Growing up, we were always lectures about words meaning a lot, and how words could hurt people. I spoke to a teenage friend of mine earlier this week, she’s a freshman in high school. She asked me for help in dealing with her best friend, who is apparently suicidal. I would have to say that it’s rough enough as a teenager without people sending text messages to you, telling you to “kill yourself already”. Words can mean a lot.

But, words are also powerful in other ways. I already blogged about this earlier this week, but words are imperative for sticking up for your beliefs. When someone is doing something you don’t agree with, it takes an extremely strong person to stand up for themselves. Honestly, I think one of the under-ratedwords in our vocabulary, though I’m sure my creative writing professor would disagree, is NO.

Another way that words are powerful, that I’ve been thinking about quite a bit lately, is apology. Sometimes our actions or words are wrong. It takes a lot for a person to admit that. I think I’ve become a lot better at it lately–putting my foot in my mouth, pulling it out, admitting I’m wrong, and saying I’m sorry. Honestly, the relief of the tension after an apology is made is pretty extraordinary. Sometimes, that’s all it takes.

Words are such powerful things. They have the capabilities of being extremely dangerous. They can evoke laughter, fear, and tears. Words can start wars and inspire hope. They can end friendships and mend them. They’re the reason that we fall in love, and the way that we express it.

Basically, words make us superheroes; they give us the power to do anything. We should be careful how we use them.





Standing Strong

9 02 2008

outside1.jpgEarlier this week in class, we discussed an author who recently came to Transy to speak, Alan Johnson.
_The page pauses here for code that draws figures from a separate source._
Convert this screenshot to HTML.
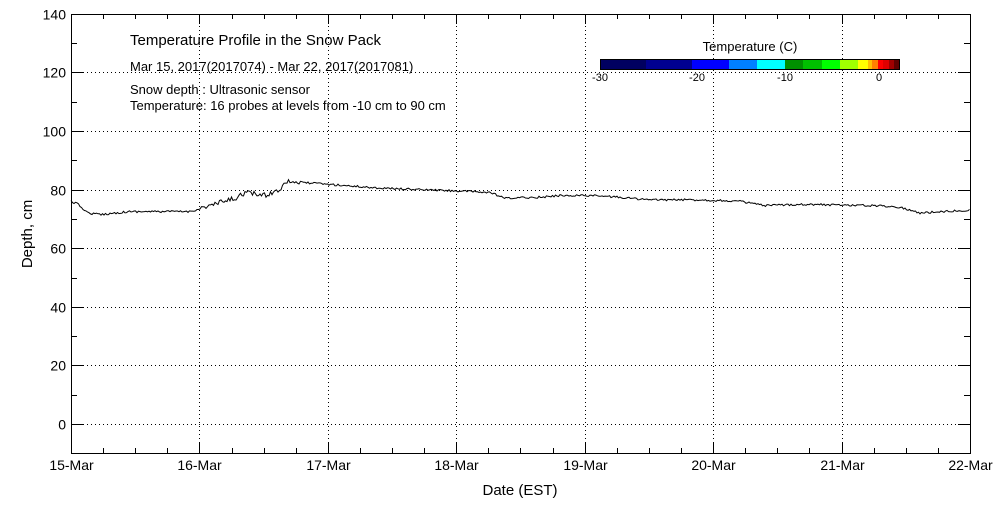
<!DOCTYPE html>
<html><head><meta charset="utf-8"><style>
body{margin:0;background:#fff;}
svg text{font-family:"Liberation Sans",sans-serif;fill:#000;}
</style></head><body>
<svg id="s" width="1000" height="500" xmlns="http://www.w3.org/2000/svg">
<rect width="1000" height="500" fill="#fff"/>
<g id="grid" stroke="#000" stroke-width="1" stroke-dasharray="1,3"></g>
<g id="cb"></g>
<rect x="71.5" y="14.5" width="899" height="439" fill="none" stroke="#000"/>
<g id="ticks" stroke="#000"></g>
<g id="lab" font-size="14"></g>
<polyline id="ln" fill="none" stroke="#000" stroke-width="1"/>
<text x="130" y="45" font-size="15">Temperature Profile in the Snow Pack</text>
<text x="130" y="71" font-size="13">Mar 15, 2017(2017074) - Mar 22, 2017(2017081)</text>
<text x="130" y="94" font-size="13">Snow depth : Ultrasonic sensor</text>
<text x="130" y="110" font-size="13">Temperature: 16 probes at levels from -10 cm to 90 cm</text>
<text x="750" y="51" font-size="13" text-anchor="middle">Temperature (C)</text>
<text x="520" y="495" font-size="15" text-anchor="middle">Date (EST)</text>
<text transform="translate(32,234) rotate(-90)" font-size="15" text-anchor="middle">Depth, cm</text>
</svg>
<script>
var NS="http://www.w3.org/2000/svg";
function el(p,t,a,txt){var e=document.createElementNS(NS,t);for(var k in a)e.setAttribute(k,a[k]);if(txt!==undefined)e.textContent=txt;document.getElementById(p).appendChild(e);return e;}
var X0=71,X1=970,dx=(X1-X0)/7;
function Y(d){return 424-d*2.93;}
var days=["15-Mar","16-Mar","17-Mar","18-Mar","19-Mar","20-Mar","21-Mar","22-Mar"];
for(var i=0;i<8;i++){var x=Math.round(X0+i*dx)+0.5;
 if(i>0&&i<7)el("grid","line",{x1:x,y1:14,x2:x,y2:453});
 el("ticks","line",{x1:x,y1:453,x2:x,y2:443});el("ticks","line",{x1:x,y1:14,x2:x,y2:24});
 el("lab","text",{x:x,y:470,"text-anchor":"middle"},days[i]);
 for(var j=1;j<4&&i<7;j++){var xm=Math.round(X0+i*dx+j*dx/4)+0.5;el("ticks","line",{x1:xm,y1:453,x2:xm,y2:448});el("ticks","line",{x1:xm,y1:14,x2:xm,y2:19});}
}
for(var d=0;d<=140;d+=20){var y=Math.round(Y(d))+0.5;
 if(d<140)el("grid","line",{x1:71,y1:y,x2:970,y2:y});
 el("ticks","line",{x1:71,y1:y,x2:83,y2:y});el("ticks","line",{x1:970,y1:y,x2:958,y2:y});
 el("lab","text",{x:66,y:y+5,"text-anchor":"end"},String(d));}
for(var d=-10;d<140;d+=10){if(d%20==0)continue;var y=Math.round(Y(d))+0.5;el("ticks","line",{x1:71,y1:y,x2:77,y2:y});el("ticks","line",{x1:970,y1:y,x2:964,y2:y});}
var cols=[[600,646,"#000060"],[646,692,"#000090"],[692,729,"#0000ff"],[729,757,"#0080ff"],[757,785,"#00ffff"],[785,803,"#009000"],[803,822,"#00c000"],[822,840,"#00ff00"],[840,858,"#a0ff00"],[858,868,"#ffff00"],[868,872,"#ffc000"],[872,878,"#ff8000"],[878,883,"#ff0000"],[883,889,"#e00000"],[889,894,"#a00000"],[894,900,"#600000"]];
cols.forEach(function(c){el("cb","rect",{x:c[0],y:59,width:c[1]-c[0],height:10,fill:c[2]});});
el("cb","rect",{x:600.5,y:59.5,width:299,height:10,fill:"none",stroke:"#000"});
[[600,"-30"],[697,"-20"],[785,"-10"],[879,"0"]].forEach(function(t){el("cb","text",{x:t[0],y:81,"font-size":"11","text-anchor":"middle"},t[1]);});
var pts=[[71,76],[78,75],[88,72],[100,71.5],[130,72.5],[190,72.5],[205,74],[215,75],[235,77],[245,79],[265,78],[280,80],[285,83],[300,82.5],[340,81.5],[380,80.5],[420,80],[460,79.5],[490,79],[505,77],[545,77.5],[560,78],[590,78],[615,77.5],[650,76.5],[700,76.5],[740,76],[765,74.5],[800,75],[880,74.5],[900,74],[920,72],[940,72.5],[970,73]];
var s=12345;function r(){s=(s*16807)%2147483647;return s/2147483647-0.5;}
var out=[];
for(var x=71;x<=970;x+=1.5){var k=0;while(k<pts.length-2&&pts[k+1][0]<x)k++;
 var a=pts[k],b=pts[k+1],t=(x-a[0])/(b[0]-a[0]);var d=a[1]+(b[1]-a[1])*Math.max(0,Math.min(1,t));
 var amp=(x>200&&x<300)?1.8:0.7;out.push(x.toFixed(1)+","+(Y(d)+r()*amp*2.93).toFixed(1));}
document.getElementById("ln").setAttribute("points",out.join(" "));
</script>
</body></html>
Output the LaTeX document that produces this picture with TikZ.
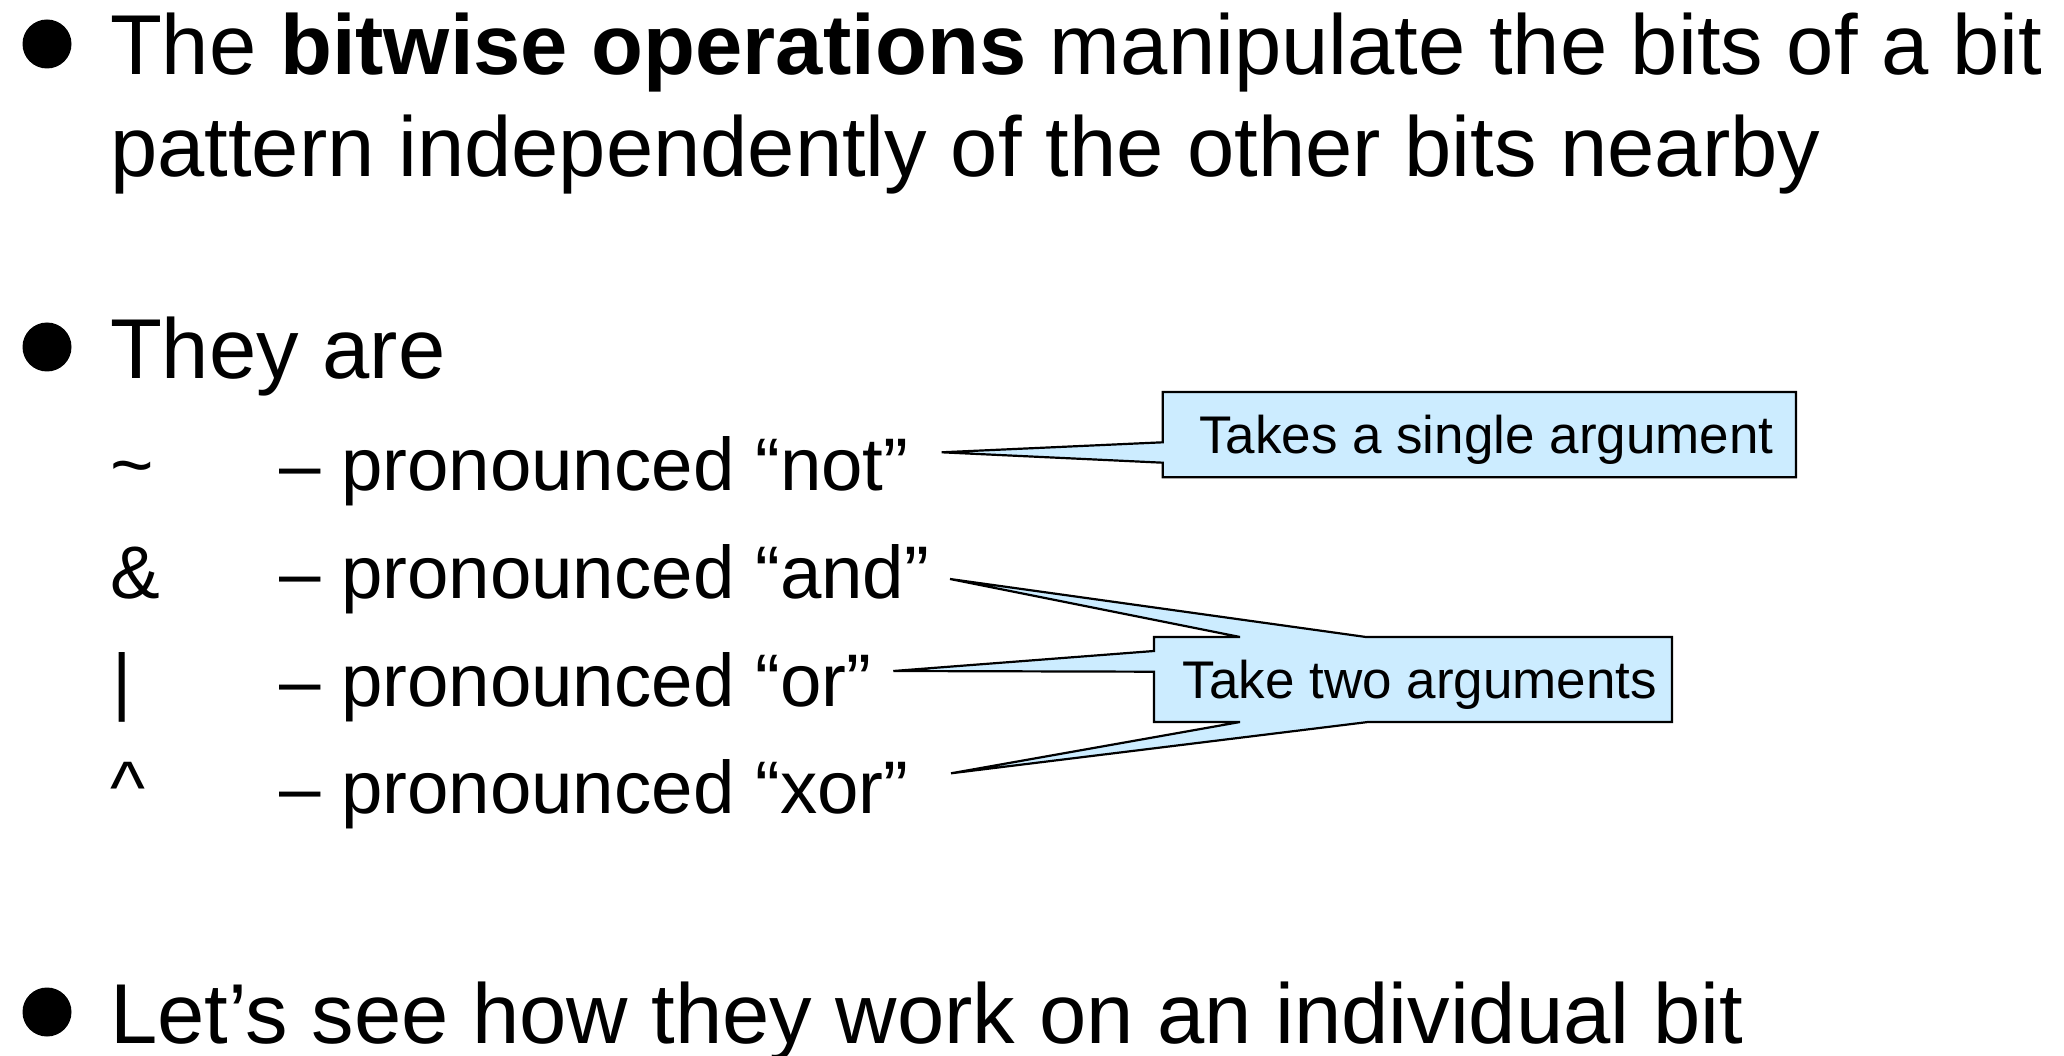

He spoke on his book, Power, Privilege, and Difference, and the implications of being a white male. In one of his lectures, he noted a story about a time that his friend made a “woman joke”, and how he was ashamed to say that he had not stood up for his beliefs. When someone asked him why he didn’t say anything, he noted, “Because, I want to have some friends in this world”.
Some students attributed it to the “boy code”, that men don’t discuss serious issues. Others criticized him for a lack of confidence in front of his friend. Eventually the discussion moved on to other material covered in his lecture. I couldn’t even pay attention to what they were saying. I kept coming back to this idea of NOT standing up for your beliefs, because you want to have some friends left.
I have been there so many times in my life. I have the opportunity to stand up, and say “You’re wrong” or “I disagree”. Instead, I sit back and, either let someone else be the powerful one or let the moment pass by completely. It hasn’t been until recently that I have finally been courageous enough, or some might say stupid enough, to begin standing up to those around me. I can’t necessarily say that it has been a liberating experience. For, while I momentarily feel relieved for standing up for myself and getting it off of my chest, the repercussions of my actions have been less than beneficial. I have found myself ostracized and ignored, or even worse, I have been yelled at and called names.
I guess that’s what makes it so difficult to say what you feel and stand up for your opinions– the fact that you might actually be persecuted by those around you. I am a very strong person, who is very opinionated, but I oftentimes sit back and let my friends do or say things that I disagree with, merely because I want the homeostasis of the world to stay intact. My recent experiences with the disruption of this stability in my friendships when I say something challenging, has really made me wonder if it is worth it.
Should I always stand strong? If I do, will I be left with any friends? I’d have to say that Alan Johnson is right. I can’t criticize him for not standing up to his friend. It’s great to have strong beliefs, but what good does it do, if you have no one left to tell them to?